Security Clearance Denial

A Look Back in History on a 1954 Security Clearance Revocation

I thought we would take a step back in time and take a look at a security clearance denial case that occurred in 1954. Most people have heard of Robert Oppenheimer, world renowned physicist and his contribution to science. What may be less known is he was accused of disloyalty and being a national security risk by the McCarthy Administration due to having Communist acquaintances, as well as his opposition to the development of the hydrogen bomb. Despite having worked for the U.S. Government as an advisor for the Atomic Energy Commission (AEC) for 11 years prior to this, the AEC chose to revoke his security clearance in June of 1954 based on unfounded accusations of being of low moral character and beyond tolerable limits in regard to having Communist friends and acquaintances.

The Federation of American Scientists, which included Albert Einstein, were outraged and protested the AEC’s decision. Although his clearance was never reinstated, Oppenheimer continued on in the field of physics, served as the Director of the Institute of Advanced Study at Princeton, and was awarded the AEC’s Enrico Fermi Award by President Lyndon Johnson in 1963. Back then it was a lot easier to deny a clearance based not on facts, but on purported conduct and character. These days there has to be facts to back up disqualifying factors. Using current adjudicative guidelines this case would have fallen under Guideline B: Foreign Influence and Guideline E: Personal Conduct.

Discussion

  1. On this security clearance issue, Ray Monk in his biography on Oppenheimer ( Robert Oppenheimer: A Life Inside the Center by Ray Monk ) details an aspect to the security clearance process in the 1950’s that has certainly been scrapped, namely, the ‘Caesar’s wife’ concept.

    As Monk explains (sorry I can’t cite page I have an electronic copy):

    The struggle was between upholders of two different concepts of security: the “Caesar’s wife” concept and the “whole man” concept. The phrase “Caesar’s wife” comes from the motto “Caesar’s wife must be above suspicion,” which dates from the time that Julius Caesar’s second wife, Pompeia, was suspected of adultery.

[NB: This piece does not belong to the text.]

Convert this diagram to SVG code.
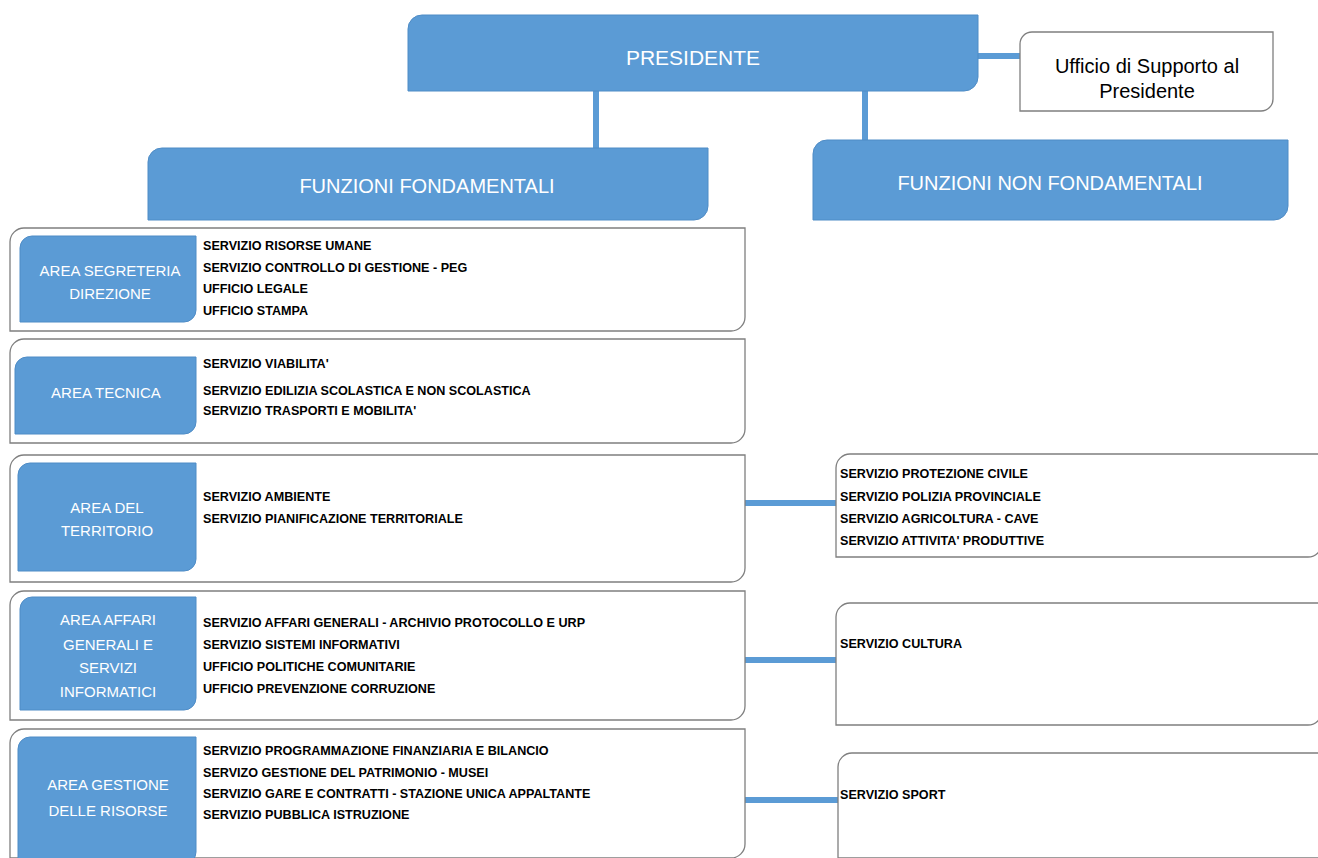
<svg xmlns="http://www.w3.org/2000/svg" width="1318" height="858" viewBox="0 0 1318 858">
<style>
.blue{fill:#5B9BD5;stroke:#4F8CC6;stroke-width:1}
.box{fill:#FFFFFF;stroke:#7F7F7F;stroke-width:1.3}
.conn{stroke:#5B9BD5;stroke-width:6;fill:none}
.hd{font-family:"Liberation Sans",Arial,sans-serif;fill:#FFFFFF;text-anchor:middle}
.ar{font-family:"Liberation Sans",Arial,sans-serif;font-size:15px;fill:#FFFFFF;text-anchor:middle}
.sv{font-family:"Liberation Sans",Arial,sans-serif;font-size:12.6px;font-weight:bold;fill:#000000}
.uf{font-family:"Liberation Sans",Arial,sans-serif;font-size:20px;fill:#000000;text-anchor:middle}
</style>
<rect width="1318" height="858" fill="#FFFFFF"/>
<g id="connectors">
<line class="conn" x1="596" y1="88" x2="596" y2="150"/>
<line class="conn" x1="865" y1="88" x2="865" y2="142"/>
<line class="conn" x1="976" y1="56" x2="1021" y2="56"/>
<line class="conn" x1="745" y1="503" x2="836" y2="503"/>
<line class="conn" x1="745" y1="660" x2="836" y2="660"/>
<line class="conn" x1="745" y1="800" x2="838" y2="800"/>
</g>
<g id="presidente">
<path class="blue" d="M422,15 H978 V77 A14,14 0 0 1 964,91 H408 V29 A14,14 0 0 1 422,15 Z"/>
<text class="hd" x="693" y="65" font-size="21">PRESIDENTE</text>
</g>
<g id="ufficio-supporto">
<path class="box" d="M1032,32 H1273 V99 A12,12 0 0 1 1261,111 H1020 V44 A12,12 0 0 1 1032,32 Z"/>
<text class="uf" x="1147" y="73">Ufficio di Supporto al</text>
<text class="uf" x="1147" y="98">Presidente</text>
</g>
<g id="funzioni-fondamentali">
<path class="blue" d="M162,148 H708 V206 A14,14 0 0 1 694,220 H148 V162 A14,14 0 0 1 162,148 Z"/>
<text class="hd" x="427" y="193" font-size="20">FUNZIONI FONDAMENTALI</text>
</g>
<g id="funzioni-non-fondamentali">
<path class="blue" d="M827,140 H1288 V206 A14,14 0 0 1 1274,220 H813 V154 A14,14 0 0 1 827,140 Z"/>
<text class="hd" x="1050" y="190" font-size="20">FUNZIONI NON FONDAMENTALI</text>
</g>
<g id="area-segreteria">
<path class="box" d="M24,228 H745 V317 A14,14 0 0 1 731,331 H10 V242 A14,14 0 0 1 24,228 Z"/>
<path class="blue" d="M32,236 H196 V310 A12,12 0 0 1 184,322 H20 V248 A12,12 0 0 1 32,236 Z"/>
<text class="ar" x="110" y="276">AREA SEGRETERIA</text>
<text class="ar" x="110" y="299">DIREZIONE</text>
<text class="sv" x="203" y="250">SERVIZIO RISORSE UMANE</text>
<text class="sv" x="203" y="272">SERVIZIO CONTROLLO DI GESTIONE - PEG</text>
<text class="sv" x="203" y="293">UFFICIO LEGALE</text>
<text class="sv" x="203" y="315">UFFICIO STAMPA</text>
</g>
<g id="area-tecnica">
<path class="box" d="M24,339 H745 V429 A14,14 0 0 1 731,443 H10 V353 A14,14 0 0 1 24,339 Z"/>
<path class="blue" d="M27,357 H196 V422 A12,12 0 0 1 184,434 H15 V369 A12,12 0 0 1 27,357 Z"/>
<text class="ar" x="106" y="398">AREA TECNICA</text>
<text class="sv" x="203" y="368">SERVIZIO VIABILITA'</text>
<text class="sv" x="203" y="395">SERVIZIO EDILIZIA SCOLASTICA E NON SCOLASTICA</text>
<text class="sv" x="203" y="415">SERVIZIO TRASPORTI E MOBILITA'</text>
</g>
<g id="area-territorio">
<path class="box" d="M24,455 H745 V568 A14,14 0 0 1 731,582 H10 V469 A14,14 0 0 1 24,455 Z"/>
<path class="blue" d="M30,463 H196 V559 A12,12 0 0 1 184,571 H18 V475 A12,12 0 0 1 30,463 Z"/>
<text class="ar" x="107" y="513">AREA DEL</text>
<text class="ar" x="107" y="536">TERRITORIO</text>
<text class="sv" x="203" y="501">SERVIZIO AMBIENTE</text>
<text class="sv" x="203" y="523">SERVIZIO PIANIFICAZIONE TERRITORIALE</text>
</g>
<g id="area-affari-generali">
<path class="box" d="M24,591 H745 V706 A14,14 0 0 1 731,720 H10 V605 A14,14 0 0 1 24,591 Z"/>
<path class="blue" d="M32,597 H196 V698 A12,12 0 0 1 184,710 H20 V609 A12,12 0 0 1 32,597 Z"/>
<text class="ar" x="108" y="625">AREA AFFARI</text>
<text class="ar" x="108" y="650">GENERALI E</text>
<text class="ar" x="108" y="673">SERVIZI</text>
<text class="ar" x="108" y="697">INFORMATICI</text>
<text class="sv" x="203" y="627">SERVIZIO AFFARI GENERALI - ARCHIVIO PROTOCOLLO E URP</text>
<text class="sv" x="203" y="649">SERVIZIO SISTEMI INFORMATIVI</text>
<text class="sv" x="203" y="671">UFFICIO POLITICHE COMUNITARIE</text>
<text class="sv" x="203" y="693">UFFICIO PREVENZIONE CORRUZIONE</text>
</g>
<g id="area-gestione-risorse">
<path class="box" d="M24,729 H745 V844 A14,14 0 0 1 731,858 H10 V743 A14,14 0 0 1 24,729 Z"/>
<path class="blue" d="M30,737 H196 V852 A12,12 0 0 1 184,864 H18 V749 A12,12 0 0 1 30,737 Z"/>
<text class="ar" x="108" y="790">AREA GESTIONE</text>
<text class="ar" x="108" y="816">DELLE RISORSE</text>
<text class="sv" x="203" y="755">SERVIZIO PROGRAMMAZIONE FINANZIARIA E BILANCIO</text>
<text class="sv" x="203" y="777">SERVIZO GESTIONE DEL PATRIMONIO - MUSEI</text>
<text class="sv" x="203" y="798">SERVIZIO GARE E CONTRATTI - STAZIONE UNICA APPALTANTE</text>
<text class="sv" x="203" y="819">SERVIZIO PUBBLICA ISTRUZIONE</text>
</g>
<g id="non-fond-1">
<path class="box" d="M850,454 H1322 V543 A14,14 0 0 1 1308,557 H836 V468 A14,14 0 0 1 850,454 Z"/>
<text class="sv" x="840" y="478">SERVIZIO PROTEZIONE CIVILE</text>
<text class="sv" x="840" y="501">SERVIZIO POLIZIA PROVINCIALE</text>
<text class="sv" x="840" y="523">SERVIZIO AGRICOLTURA - CAVE</text>
<text class="sv" x="840" y="545">SERVIZIO ATTIVITA' PRODUTTIVE</text>
</g>
<g id="non-fond-cultura">
<path class="box" d="M850,603 H1322 V711 A14,14 0 0 1 1308,725 H836 V617 A14,14 0 0 1 850,603 Z"/>
<text class="sv" x="840" y="648">SERVIZIO CULTURA</text>
</g>
<g id="non-fond-sport">
<path class="box" d="M852,753 H1322 V858 H838 V767 A14,14 0 0 1 852,753 Z"/>
<text class="sv" x="840" y="799">SERVIZIO SPORT</text>
</g>
</svg>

Caesar divorced her, not because he believed her to be guilty, but merely because the question of her guilt had been raised. “My wife,” he famously declared, “ought not even to be under suspicion.”

    The “Caesar’s wife” concept of security, in Green’s words, held that “if there was any significant derogatory information at all that might be true, clearance should not be granted; and there was no need to waste time and money in trying to find out whether or not the information was true.” The “whole man” approach, on the other hand, held that “it was unfair to those enmeshed in the security net and to the atomic energy program itself to deny security clearance merely on the basis of derogatory information without giving the individual an opportunity to set the record straight and without considering favorable information that might outweigh the blemishes, as well as the importance of the individual to the nuclear program.”

    Shame, the ‘Caesar’s wife’ concept seems like a good one.

  2. And under what category would his opposition to to hydrogen bomb research and support for civilian and international nuclear controls and regulations fall under?

  3. I don’t think the “Caesar’s Wife” concept would work well today.

    It’s too easy to make baseless claims about people on social media, where the court of public perception takes a “guilty until proven innocent” approach that can often ruin the reputations and livelihoods of people even if they are proven “innocent”.

  4. Someone’s mere personal opposition to and/or criticism of a government policy is not— and should never be— an issue. I presume this was also the case in the 1950’s security clearance process.

  5. I don’t think the “Caesar’s Wife” concept would work well today.

    You’re right. Such a thing could only work in a high-order, high-trust society, something which nowadays we only have vestiges of. But in theory the ‘Caesar’s wife’ concept seems like a good m.o., even if just reserved for the highest levels.

  6. It definitely would weed out more bad apples, but potentially at the expense of missing out on more good apples.

    It’s a trade-off like many things in life.

  7. The quickest and easiest way to get a clearance is to get politically elected into one. Your background, behaviors, allegiances, foreign involvements, undocumented relatives, financial history, and of course your wife’s reputation are of no significant matter once you get elected. The Caesar’s wife concept is moot at the highest levels.